Nous sommes, pour notre part, de ceux qu’effraie l’extension croissante des fonctions que s’arroge l’état. Nous sommes aussi de ceux qui professent l’incompétence de l’état en matière de foi et refusent au pouvoir le droit d’imposer un dogme religieux ou philosophique. À ce double égard, nous serions résolument opposés à ce que l’état s’ingérât dans les affaires de la conscience individuelle ; à ce qu’il prétendit s’ériger en maître et en directeur des âmes.
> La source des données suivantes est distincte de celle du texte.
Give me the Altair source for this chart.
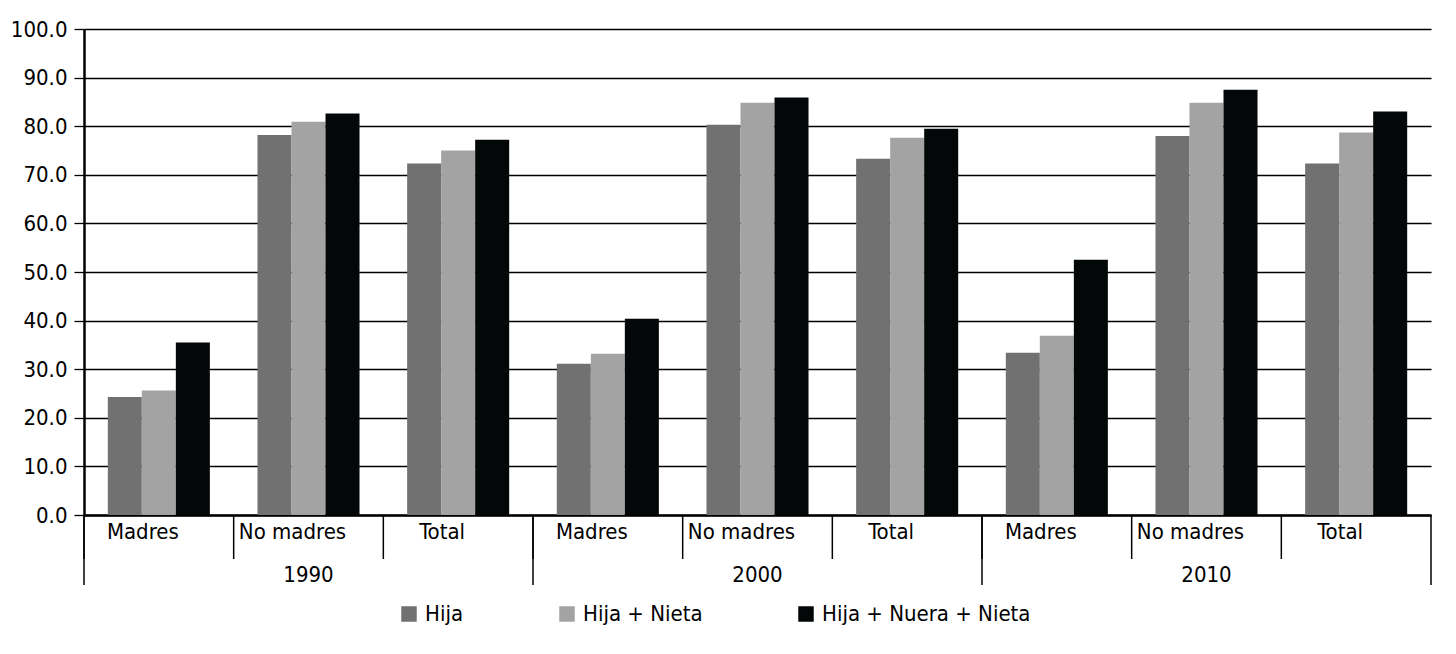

Si nous dénions à l’autorité publique le droit de violenter les consciences ou de prendre parti dans les querelles théologiques, nous croyons que, au point de vue du bien de la société et du véritable patriotisme, l’état a tout avantage au maintien et à la diffusion des idées religieuses qui, pour nombre de créatures humaines, se confondent avec l’idée même du devoir. Cela seul, à notre sens, l’autoriserait à subvenir aux frais du culte, ce qu’il peut faire, pour son propre bien et pour sa propre fin, sans devenir le champion d’aucun dogme, en conservant même la neutralité entre les diverses doctrines. N’est-ce pas ainsi, du reste, que les choses se passent en France ? En pareil cas, qu’on veuille bien le remarquer, si l’état prête à la religion un concours pécuniaire, c’est en vue d’avantages

  1. Voyez les Catholiques libéraux, l’Église et le Libéralisme de 1830 à nos jours. Paris, 1885, chap. I.